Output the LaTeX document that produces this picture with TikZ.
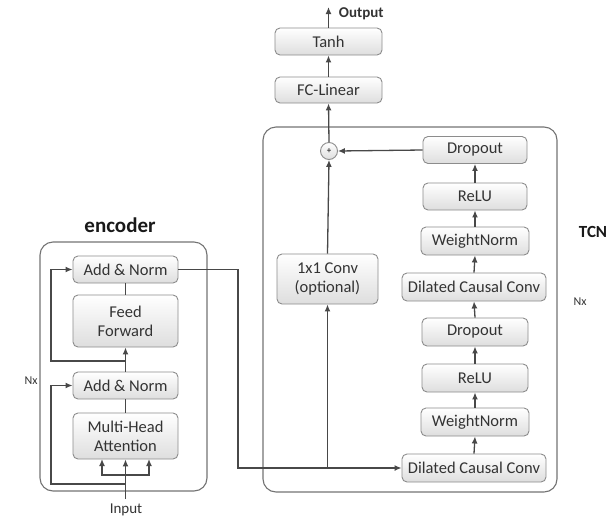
\documentclass[tikz,border=0pt]{standalone}
\usepackage{fontspec}
\setmainfont{Carlito}
\usetikzlibrary{arrows.meta}

\definecolor{linegray}{HTML}{484848}
\definecolor{boxgray}{HTML}{8C8C8C}
\definecolor{textgray}{HTML}{333333}

\begin{document}
\begin{tikzpicture}[
        x=1pt, y=-1pt,
        >={Latex[length=7pt,width=6pt]},
        line width=1.2pt,
        block/.style={draw=boxgray, line width=0.9pt, rounded corners=5pt,
          top color=white, bottom color=black!13, text=textgray,
          font=\fontsize{16.5}{18}\selectfont, align=center,
          inner sep=0pt, minimum height=27},
        frame/.style={draw=black!55, line width=1.1pt, rounded corners=13pt},
        wire/.style={draw=linegray, line width=1.3pt},
        title/.style={font=\fontsize{21}{24}\selectfont\bfseries, text=black!90},
        small/.style={font=\fontsize{12}{14}\selectfont, text=textgray},
      ]
      \useasboundingbox (0,0) rectangle (607,520);

      % outer frames
      \draw[frame] (40,242) rectangle (207,491);
      \draw[frame] (263,127) rectangle (557,492);

      % encoder
      \node[block, minimum width=105] (addtop) at (125.5,269.5) {Add \& Norm};
      \node[block, minimum width=105, minimum height=52] (ff) at (125.5,321) {Feed\\[1pt]Forward};
      \node[block, minimum width=105] (addbot) at (125.5,385.5) {Add \& Norm};
      \node[block, minimum width=105, minimum height=46] (mha) at (125.5,436) {Multi-Head\\[1pt]Attention};

      % TCN
      \node[block, minimum width=107] (tanh) at (328.5,41.5) {Tanh};
      \node[block, minimum width=107, minimum height=26] (fc) at (328.5,90) {FC-Linear};
      \node[circle, draw=boxgray, line width=0.9pt, top color=white, bottom color=black!13,
            minimum size=17, inner sep=0pt, font=\fontsize{9}{10}\selectfont] (plus) at (329,151) {+};
      \node[block, minimum width=104] (drop1) at (475,150) {Dropout};
      \node[block, minimum width=104] (relu1) at (475,196.5) {ReLU};
      \node[block, minimum width=108, minimum height=28] (wn1) at (475,241) {WeightNorm};
      \node[block, minimum width=144, minimum height=28] (dcc1) at (474,287) {Dilated Causal Conv};
      \node[block, minimum width=106, minimum height=28] (drop2) at (475,332) {Dropout};
      \node[block, minimum width=106, minimum height=28] (relu2) at (475,378) {ReLU};
      \node[block, minimum width=108, minimum height=28] (wn2) at (475,422) {WeightNorm};
      \node[block, minimum width=144, minimum height=28] (dcc2) at (474,468) {Dilated Causal Conv};
      \node[block, minimum width=101, minimum height=50] (conv) at (327.5,279) {1x1 Conv\\[1pt](optional)};

      % labels
      \node[title] (enclabel) at (120,225) {encoder};
      \node[title, font=\fontsize{17}{20}\selectfont\bfseries, anchor=west] (tcnlabel) at (575,232) {TCN};
      \node[small] (nxleft) at (31,381) {Nx};
      \node[small] (nxright) at (580,302) {Nx};
      \node[font=\fontsize{15}{17}\selectfont, text=textgray] (input) at (126,510) {Input};
      \node[font=\fontsize{15}{17}\selectfont\bfseries, text=textgray, anchor=west] (output) at (335,14) {Output};

      \coordinate (in) at (125.5,499);
      \coordinate (split) at (125.5,475);
      \coordinate (res1) at (125.5,484);
      \coordinate (res2) at (125.5,361);
      \coordinate (turn) at (238,269.5);
      \coordinate (branch) at (327.5,468);
      \coordinate (out) at (328.5,7);

      % encoder wiring
      \draw[wire,->] (in) -- (mha.south);
      \draw[wire,->] (split) -- (102,475) -- (102,459);
      \draw[wire,->] (split) -- (149,475) -- (149,459);
      \draw[wire,->] (res1) -- (51,484) |- (addbot.west);
      \draw[wire] (addbot.south) -- (mha.north);
      \draw[wire,->] (addbot.north) -- (ff.south);
      \draw[wire,->] (res2) -- (51,361) |- (addtop.west);
      \draw[wire] (ff.north) -- (addtop.south);

      % encoder to TCN
      \draw[wire,->] (addtop.east) -- (turn) |- (dcc2.west);
      \draw[wire,->] (branch) -- (conv.south);

      % TCN wiring
      \draw[wire,->] (dcc2.north) -- (wn2.south);
      \draw[wire,->] (wn2.north) -- (relu2.south);
      \draw[wire,->] (relu2.north) -- (drop2.south);
      \draw[wire,->] (drop2.north) -- (dcc1.south);
      \draw[wire,->] (dcc1.north) -- (wn1.south);
      \draw[wire,->] (wn1.north) -- (relu1.south);
      \draw[wire,->] (relu1.north) -- (drop1.south);
      \draw[wire,->] (drop1.west) -- (plus.east);
      \draw[wire,->] (conv.north) -- (plus.south);
      \draw[wire,->] (plus.north) -- (fc.south);
      \draw[wire,->] (fc.north) -- (tanh.south);
      \draw[wire,->] (tanh.north) -- (out);

    \end{tikzpicture}
\end{document}
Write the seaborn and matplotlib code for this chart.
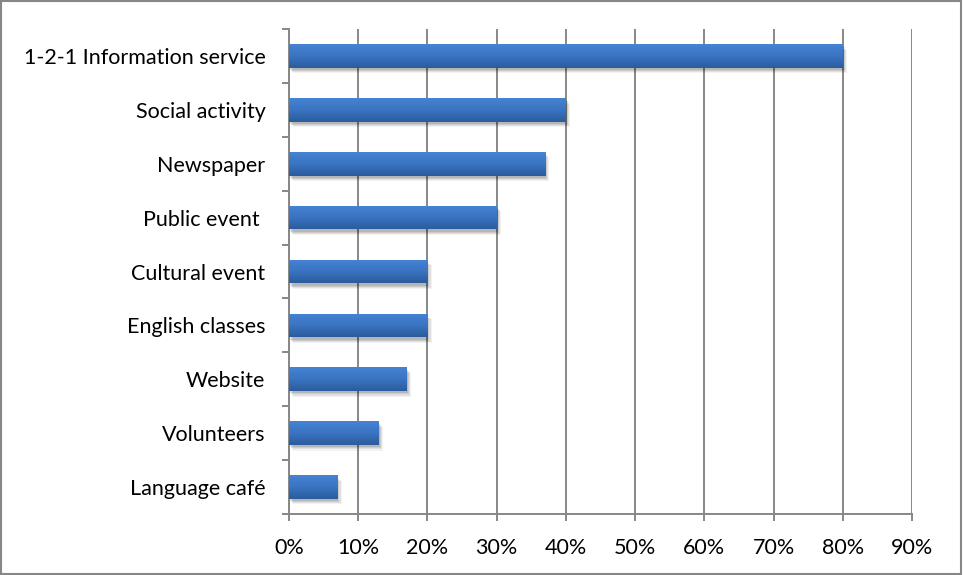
# # # #
» YOUR GOAL: From start to finish, output the listing exactly, but omit its pictures.

» OUTPUT OF THE TASK:
Output the LaTeX document that produces this picture with TikZ.
\documentclass[tikz,border=0pt]{standalone}
\usepackage{fontspec}
\setmainfont{Carlito}
\usetikzlibrary{arrows.meta}

\definecolor{linegray}{HTML}{484848}
\definecolor{boxgray}{HTML}{8C8C8C}
\definecolor{textgray}{HTML}{333333}

\begin{document}
\begin{tikzpicture}[
        x=1pt, y=-1pt,
        >={Latex[length=7pt,width=6pt]},
        line width=1.2pt,
        block/.style={draw=boxgray, line width=0.9pt, rounded corners=5pt,
          top color=white, bottom color=black!13, text=textgray,
          font=\fontsize{16.5}{18}\selectfont, align=center,
          inner sep=0pt, minimum height=27},
        frame/.style={draw=black!55, line width=1.1pt, rounded corners=13pt},
        wire/.style={draw=linegray, line width=1.3pt},
        title/.style={font=\fontsize{21}{24}\selectfont\bfseries, text=black!90},
        small/.style={font=\fontsize{12}{14}\selectfont, text=textgray},
      ]
      \useasboundingbox (0,0) rectangle (607,520);

      % outer frames
      \draw[frame] (40,242) rectangle (207,491);
      \draw[frame] (263,127) rectangle (557,492);

      % encoder
      \node[block, minimum width=105] (addtop) at (125.5,269.5) {Add \& Norm};
      \node[block, minimum width=105, minimum height=52] (ff) at (125.5,321) {Feed\\[1pt]Forward};
      \node[block, minimum width=105] (addbot) at (125.5,385.5) {Add \& Norm};
      \node[block, minimum width=105, minimum height=46] (mha) at (125.5,436) {Multi-Head\\[1pt]Attention};

      % TCN
      \node[block, minimum width=107] (tanh) at (328.5,41.5) {Tanh};
      \node[block, minimum width=107, minimum height=26] (fc) at (328.5,90) {FC-Linear};
      \node[circle, draw=boxgray, line width=0.9pt, top color=white, bottom color=black!13,
            minimum size=17, inner sep=0pt, font=\fontsize{9}{10}\selectfont] (plus) at (329,151) {+};
      \node[block, minimum width=104] (drop1) at (475,150) {Dropout};
      \node[block, minimum width=104] (relu1) at (475,196.5) {ReLU};
      \node[block, minimum width=108, minimum height=28] (wn1) at (475,241) {WeightNorm};
      \node[block, minimum width=144, minimum height=28] (dcc1) at (474,287) {Dilated Causal Conv};
      \node[block, minimum width=106, minimum height=28] (drop2) at (475,332) {Dropout};
      \node[block, minimum width=106, minimum height=28] (relu2) at (475,378) {ReLU};
      \node[block, minimum width=108, minimum height=28] (wn2) at (475,422) {WeightNorm};
      \node[block, minimum width=144, minimum height=28] (dcc2) at (474,468) {Dilated Causal Conv};
      \node[block, minimum width=101, minimum height=50] (conv) at (327.5,279) {1x1 Conv\\[1pt](optional)};

      % labels
      \node[title] (enclabel) at (120,225) {encoder};
      \node[title, font=\fontsize{17}{20}\selectfont\bfseries, anchor=west] (tcnlabel) at (575,232) {TCN};
      \node[small] (nxleft) at (31,381) {Nx};
      \node[small] (nxright) at (580,302) {Nx};
      \node[font=\fontsize{15}{17}\selectfont, text=textgray] (input) at (126,510) {Input};
      \node[font=\fontsize{15}{17}\selectfont\bfseries, text=textgray, anchor=west] (output) at (335,14) {Output};

      \coordinate (in) at (125.5,499);
      \coordinate (split) at (125.5,475);
      \coordinate (res1) at (125.5,484);
      \coordinate (res2) at (125.5,361);
      \coordinate (turn) at (238,269.5);
      \coordinate (branch) at (327.5,468);
      \coordinate (out) at (328.5,7);

      % encoder wiring
      \draw[wire,->] (in) -- (mha.south);
      \draw[wire,->] (split) -- (102,475) -- (102,459);
      \draw[wire,->] (split) -- (149,475) -- (149,459);
      \draw[wire,->] (res1) -- (51,484) |- (addbot.west);
      \draw[wire] (addbot.south) -- (mha.north);
      \draw[wire,->] (addbot.north) -- (ff.south);
      \draw[wire,->] (res2) -- (51,361) |- (addtop.west);
      \draw[wire] (ff.north) -- (addtop.south);

      % encoder to TCN
      \draw[wire,->] (addtop.east) -- (turn) |- (dcc2.west);
      \draw[wire,->] (branch) -- (conv.south);

      % TCN wiring
      \draw[wire,->] (dcc2.north) -- (wn2.south);
      \draw[wire,->] (wn2.north) -- (relu2.south);
      \draw[wire,->] (relu2.north) -- (drop2.south);
      \draw[wire,->] (drop2.north) -- (dcc1.south);
      \draw[wire,->] (dcc1.north) -- (wn1.south);
      \draw[wire,->] (wn1.north) -- (relu1.south);
      \draw[wire,->] (relu1.north) -- (drop1.south);
      \draw[wire,->] (drop1.west) -- (plus.east);
      \draw[wire,->] (conv.north) -- (plus.south);
      \draw[wire,->] (plus.north) -- (fc.south);
      \draw[wire,->] (fc.north) -- (tanh.south);
      \draw[wire,->] (tanh.north) -- (out);

    \end{tikzpicture}
\end{document}
Write the seaborn and matplotlib code for this chart.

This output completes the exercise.